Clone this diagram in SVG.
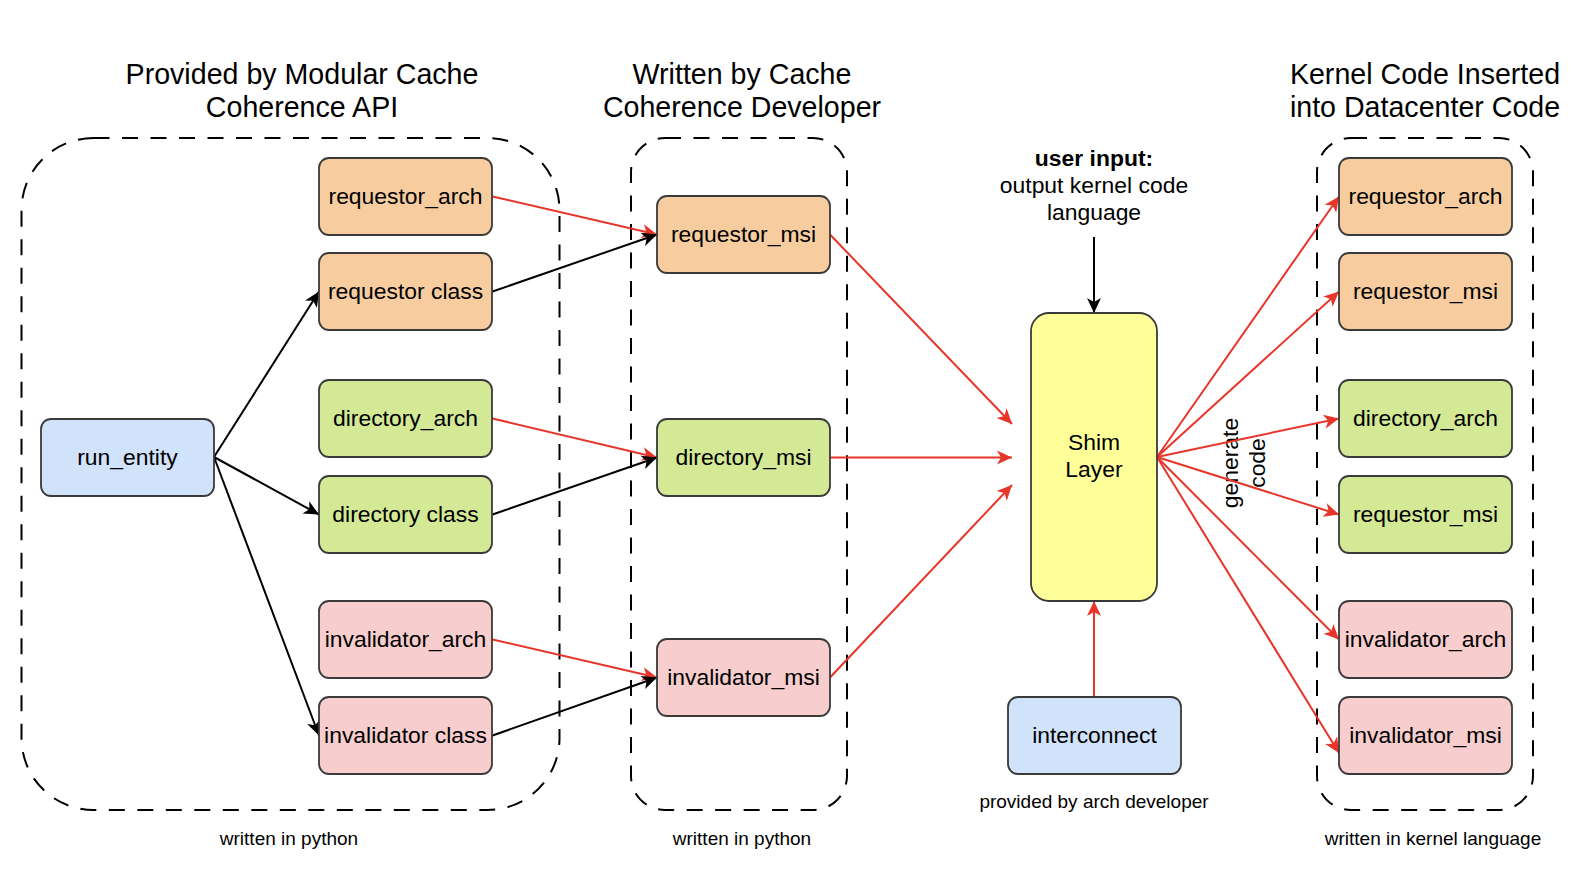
<svg xmlns="http://www.w3.org/2000/svg" width="1584" height="882" viewBox="0 0 1584 882">
<defs>
<style>
.t{font-family:"Liberation Sans",Arial,Helvetica,sans-serif;fill:#000;text-anchor:middle}
.node{font-size:22.9px}
.title{font-size:28.6px}
.small{font-size:19px}
.box{stroke:#3a3a3a;stroke-width:1.8}
.or{fill:#f7cda0}.gr{fill:#d3e995}.pk{fill:#f7cdcd}.bl{fill:#d1e2fb}.ye{fill:#ffff99}
.cont{fill:none;stroke:#000;stroke-width:2;stroke-dasharray:16 12.5}
.rl{fill:none;stroke:#e8352a;stroke-width:2;marker-end:url(#ar)}
.kl{fill:none;stroke:#000;stroke-width:2;marker-end:url(#ak)}
</style>
<marker id="ak" viewBox="-16 -8 17 16" markerWidth="17" markerHeight="16" refX="0" refY="0" orient="auto" markerUnits="userSpaceOnUse"><path d="M0,0 L-15,-7 L-11,0 L-15,7 Z" fill="#000"/></marker>
<marker id="ar" viewBox="-16 -8 17 16" markerWidth="17" markerHeight="16" refX="0" refY="0" orient="auto" markerUnits="userSpaceOnUse"><path d="M0,0 L-15,-7 L-11,0 L-15,7 Z" fill="#e8352a"/></marker>
</defs>
<rect width="1584" height="882" fill="#fff"/>

<g id="containers">
<rect class="cont" x="21.5" y="138" width="538" height="672" rx="72" ry="72"/>
<rect class="cont" x="631" y="138" width="216" height="672" rx="34" ry="34"/>
<rect class="cont" x="1317" y="138" width="216" height="672" rx="34" ry="34"/>
</g>

<g id="titles">
<text class="t title" x="302" y="84">Provided by Modular Cache</text>
<text class="t title" x="302" y="117">Coherence API</text>
<text class="t title" x="742" y="84">Written by Cache</text>
<text class="t title" x="742" y="117">Coherence Developer</text>
<text class="t title" x="1425" y="84">Kernel Code Inserted</text>
<text class="t title" x="1425" y="117">into Datacenter Code</text>
</g>

<g id="labels">
<text class="t small" x="289" y="845">written in python</text>
<text class="t small" x="742" y="845">written in python</text>
<text class="t small" x="1433" y="845">written in kernel language</text>
<text class="t small" x="1094" y="808">provided by arch developer</text>
<text class="t node" x="1094" y="165.5" font-weight="bold">user input:</text>
<text class="t node" x="1094" y="192.5">output kernel code</text>
<text class="t node" x="1094" y="219.5">language</text>
<g transform="translate(1244,463) rotate(-90)">
<text class="t node" x="0" y="-6">generate</text>
<text class="t node" x="0" y="21">code</text>
</g>
</g>

<g id="connectors">
<line class="kl" x1="214" y1="457" x2="319" y2="291.5"/>
<line class="kl" x1="214" y1="457" x2="319" y2="514.5"/>
<line class="kl" x1="214" y1="457" x2="319" y2="735.5"/>
<line class="rl" x1="492.5" y1="196.5" x2="657" y2="234.5"/>
<line class="kl" x1="492.5" y1="291.5" x2="657" y2="234.5"/>
<line class="rl" x1="492.5" y1="418.5" x2="657" y2="457.5"/>
<line class="kl" x1="492.5" y1="514.5" x2="657" y2="457.5"/>
<line class="rl" x1="492.5" y1="639.5" x2="657" y2="677.5"/>
<line class="kl" x1="492.5" y1="735.5" x2="657" y2="677.5"/>
<line class="rl" x1="830" y1="234.5" x2="1012" y2="424"/>
<line class="rl" x1="830" y1="457.5" x2="1012" y2="457.5"/>
<line class="rl" x1="830" y1="677.5" x2="1012" y2="485"/>
<line class="rl" x1="1157" y1="457" x2="1339" y2="196.5"/>
<line class="rl" x1="1157" y1="457" x2="1339" y2="291.5"/>
<line class="rl" x1="1157" y1="457" x2="1339" y2="418.5"/>
<line class="rl" x1="1157" y1="457" x2="1339" y2="514.5"/>
<line class="rl" x1="1157" y1="457" x2="1339" y2="639.5"/>
<line class="rl" x1="1157" y1="457" x2="1339" y2="753"/>
<line class="kl" x1="1094" y1="237" x2="1094" y2="313"/>
<line class="rl" x1="1094" y1="697" x2="1094" y2="601"/>
</g>

<g id="run_entity"><rect class="box bl" x="41" y="419" width="173" height="77" rx="10"/><text class="t node" x="127.5" y="465">run_entity</text></g>

<g id="requestor_arch_l"><rect class="box or" x="319" y="158" width="173" height="77" rx="10"/><text class="t node" x="405.5" y="204">requestor_arch</text></g>
<g id="requestor_class"><rect class="box or" x="319" y="253" width="173" height="77" rx="10"/><text class="t node" x="405.5" y="299">requestor class</text></g>
<g id="directory_arch_l"><rect class="box gr" x="319" y="380" width="173" height="77" rx="10"/><text class="t node" x="405.5" y="426">directory_arch</text></g>
<g id="directory_class"><rect class="box gr" x="319" y="476" width="173" height="77" rx="10"/><text class="t node" x="405.5" y="522">directory class</text></g>
<g id="invalidator_arch_l"><rect class="box pk" x="319" y="601" width="173" height="77" rx="10"/><text class="t node" x="405.5" y="647">invalidator_arch</text></g>
<g id="invalidator_class"><rect class="box pk" x="319" y="697" width="173" height="77" rx="10"/><text class="t node" x="405.5" y="743">invalidator class</text></g>

<g id="requestor_msi_m"><rect class="box or" x="657" y="196" width="173" height="77" rx="10"/><text class="t node" x="743.5" y="242">requestor_msi</text></g>
<g id="directory_msi_m"><rect class="box gr" x="657" y="419" width="173" height="77" rx="10"/><text class="t node" x="743.5" y="465">directory_msi</text></g>
<g id="invalidator_msi_m"><rect class="box pk" x="657" y="639" width="173" height="77" rx="10"/><text class="t node" x="743.5" y="685">invalidator_msi</text></g>

<g id="shim"><rect class="box ye" x="1031" y="313" width="126" height="288" rx="18"/><text class="t node" x="1094" y="450">Shim</text><text class="t node" x="1094" y="477">Layer</text></g>
<g id="interconnect"><rect class="box bl" x="1008" y="697" width="173" height="77" rx="10"/><text class="t node" x="1094.5" y="743">interconnect</text></g>

<g id="requestor_arch_r"><rect class="box or" x="1339" y="158" width="173" height="77" rx="10"/><text class="t node" x="1425.5" y="204">requestor_arch</text></g>
<g id="requestor_msi_r"><rect class="box or" x="1339" y="253" width="173" height="77" rx="10"/><text class="t node" x="1425.5" y="299">requestor_msi</text></g>
<g id="directory_arch_r"><rect class="box gr" x="1339" y="380" width="173" height="77" rx="10"/><text class="t node" x="1425.5" y="426">directory_arch</text></g>
<g id="requestor_msi_r2"><rect class="box gr" x="1339" y="476" width="173" height="77" rx="10"/><text class="t node" x="1425.5" y="522">requestor_msi</text></g>
<g id="invalidator_arch_r"><rect class="box pk" x="1339" y="601" width="173" height="77" rx="10"/><text class="t node" x="1425.5" y="647">invalidator_arch</text></g>
<g id="invalidator_msi_r"><rect class="box pk" x="1339" y="697" width="173" height="77" rx="10"/><text class="t node" x="1425.5" y="743">invalidator_msi</text></g>
</svg>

Work to complete =
Copy the listing word for word, excluding its pictures.

Result =
Clone this diagram in SVG.
<svg xmlns="http://www.w3.org/2000/svg" width="1584" height="882" viewBox="0 0 1584 882">
<defs>
<style>
.t{font-family:"Liberation Sans",Arial,Helvetica,sans-serif;fill:#000;text-anchor:middle}
.node{font-size:22.9px}
.title{font-size:28.6px}
.small{font-size:19px}
.box{stroke:#3a3a3a;stroke-width:1.8}
.or{fill:#f7cda0}.gr{fill:#d3e995}.pk{fill:#f7cdcd}.bl{fill:#d1e2fb}.ye{fill:#ffff99}
.cont{fill:none;stroke:#000;stroke-width:2;stroke-dasharray:16 12.5}
.rl{fill:none;stroke:#e8352a;stroke-width:2;marker-end:url(#ar)}
.kl{fill:none;stroke:#000;stroke-width:2;marker-end:url(#ak)}
</style>
<marker id="ak" viewBox="-16 -8 17 16" markerWidth="17" markerHeight="16" refX="0" refY="0" orient="auto" markerUnits="userSpaceOnUse"><path d="M0,0 L-15,-7 L-11,0 L-15,7 Z" fill="#000"/></marker>
<marker id="ar" viewBox="-16 -8 17 16" markerWidth="17" markerHeight="16" refX="0" refY="0" orient="auto" markerUnits="userSpaceOnUse"><path d="M0,0 L-15,-7 L-11,0 L-15,7 Z" fill="#e8352a"/></marker>
</defs>
<rect width="1584" height="882" fill="#fff"/>

<g id="containers">
<rect class="cont" x="21.5" y="138" width="538" height="672" rx="72" ry="72"/>
<rect class="cont" x="631" y="138" width="216" height="672" rx="34" ry="34"/>
<rect class="cont" x="1317" y="138" width="216" height="672" rx="34" ry="34"/>
</g>

<g id="titles">
<text class="t title" x="302" y="84">Provided by Modular Cache</text>
<text class="t title" x="302" y="117">Coherence API</text>
<text class="t title" x="742" y="84">Written by Cache</text>
<text class="t title" x="742" y="117">Coherence Developer</text>
<text class="t title" x="1425" y="84">Kernel Code Inserted</text>
<text class="t title" x="1425" y="117">into Datacenter Code</text>
</g>

<g id="labels">
<text class="t small" x="289" y="845">written in python</text>
<text class="t small" x="742" y="845">written in python</text>
<text class="t small" x="1433" y="845">written in kernel language</text>
<text class="t small" x="1094" y="808">provided by arch developer</text>
<text class="t node" x="1094" y="165.5" font-weight="bold">user input:</text>
<text class="t node" x="1094" y="192.5">output kernel code</text>
<text class="t node" x="1094" y="219.5">language</text>
<g transform="translate(1244,463) rotate(-90)">
<text class="t node" x="0" y="-6">generate</text>
<text class="t node" x="0" y="21">code</text>
</g>
</g>

<g id="connectors">
<line class="kl" x1="214" y1="457" x2="319" y2="291.5"/>
<line class="kl" x1="214" y1="457" x2="319" y2="514.5"/>
<line class="kl" x1="214" y1="457" x2="319" y2="735.5"/>
<line class="rl" x1="492.5" y1="196.5" x2="657" y2="234.5"/>
<line class="kl" x1="492.5" y1="291.5" x2="657" y2="234.5"/>
<line class="rl" x1="492.5" y1="418.5" x2="657" y2="457.5"/>
<line class="kl" x1="492.5" y1="514.5" x2="657" y2="457.5"/>
<line class="rl" x1="492.5" y1="639.5" x2="657" y2="677.5"/>
<line class="kl" x1="492.5" y1="735.5" x2="657" y2="677.5"/>
<line class="rl" x1="830" y1="234.5" x2="1012" y2="424"/>
<line class="rl" x1="830" y1="457.5" x2="1012" y2="457.5"/>
<line class="rl" x1="830" y1="677.5" x2="1012" y2="485"/>
<line class="rl" x1="1157" y1="457" x2="1339" y2="196.5"/>
<line class="rl" x1="1157" y1="457" x2="1339" y2="291.5"/>
<line class="rl" x1="1157" y1="457" x2="1339" y2="418.5"/>
<line class="rl" x1="1157" y1="457" x2="1339" y2="514.5"/>
<line class="rl" x1="1157" y1="457" x2="1339" y2="639.5"/>
<line class="rl" x1="1157" y1="457" x2="1339" y2="753"/>
<line class="kl" x1="1094" y1="237" x2="1094" y2="313"/>
<line class="rl" x1="1094" y1="697" x2="1094" y2="601"/>
</g>

<g id="run_entity"><rect class="box bl" x="41" y="419" width="173" height="77" rx="10"/><text class="t node" x="127.5" y="465">run_entity</text></g>

<g id="requestor_arch_l"><rect class="box or" x="319" y="158" width="173" height="77" rx="10"/><text class="t node" x="405.5" y="204">requestor_arch</text></g>
<g id="requestor_class"><rect class="box or" x="319" y="253" width="173" height="77" rx="10"/><text class="t node" x="405.5" y="299">requestor class</text></g>
<g id="directory_arch_l"><rect class="box gr" x="319" y="380" width="173" height="77" rx="10"/><text class="t node" x="405.5" y="426">directory_arch</text></g>
<g id="directory_class"><rect class="box gr" x="319" y="476" width="173" height="77" rx="10"/><text class="t node" x="405.5" y="522">directory class</text></g>
<g id="invalidator_arch_l"><rect class="box pk" x="319" y="601" width="173" height="77" rx="10"/><text class="t node" x="405.5" y="647">invalidator_arch</text></g>
<g id="invalidator_class"><rect class="box pk" x="319" y="697" width="173" height="77" rx="10"/><text class="t node" x="405.5" y="743">invalidator class</text></g>

<g id="requestor_msi_m"><rect class="box or" x="657" y="196" width="173" height="77" rx="10"/><text class="t node" x="743.5" y="242">requestor_msi</text></g>
<g id="directory_msi_m"><rect class="box gr" x="657" y="419" width="173" height="77" rx="10"/><text class="t node" x="743.5" y="465">directory_msi</text></g>
<g id="invalidator_msi_m"><rect class="box pk" x="657" y="639" width="173" height="77" rx="10"/><text class="t node" x="743.5" y="685">invalidator_msi</text></g>

<g id="shim"><rect class="box ye" x="1031" y="313" width="126" height="288" rx="18"/><text class="t node" x="1094" y="450">Shim</text><text class="t node" x="1094" y="477">Layer</text></g>
<g id="interconnect"><rect class="box bl" x="1008" y="697" width="173" height="77" rx="10"/><text class="t node" x="1094.5" y="743">interconnect</text></g>

<g id="requestor_arch_r"><rect class="box or" x="1339" y="158" width="173" height="77" rx="10"/><text class="t node" x="1425.5" y="204">requestor_arch</text></g>
<g id="requestor_msi_r"><rect class="box or" x="1339" y="253" width="173" height="77" rx="10"/><text class="t node" x="1425.5" y="299">requestor_msi</text></g>
<g id="directory_arch_r"><rect class="box gr" x="1339" y="380" width="173" height="77" rx="10"/><text class="t node" x="1425.5" y="426">directory_arch</text></g>
<g id="requestor_msi_r2"><rect class="box gr" x="1339" y="476" width="173" height="77" rx="10"/><text class="t node" x="1425.5" y="522">requestor_msi</text></g>
<g id="invalidator_arch_r"><rect class="box pk" x="1339" y="601" width="173" height="77" rx="10"/><text class="t node" x="1425.5" y="647">invalidator_arch</text></g>
<g id="invalidator_msi_r"><rect class="box pk" x="1339" y="697" width="173" height="77" rx="10"/><text class="t node" x="1425.5" y="743">invalidator_msi</text></g>
</svg>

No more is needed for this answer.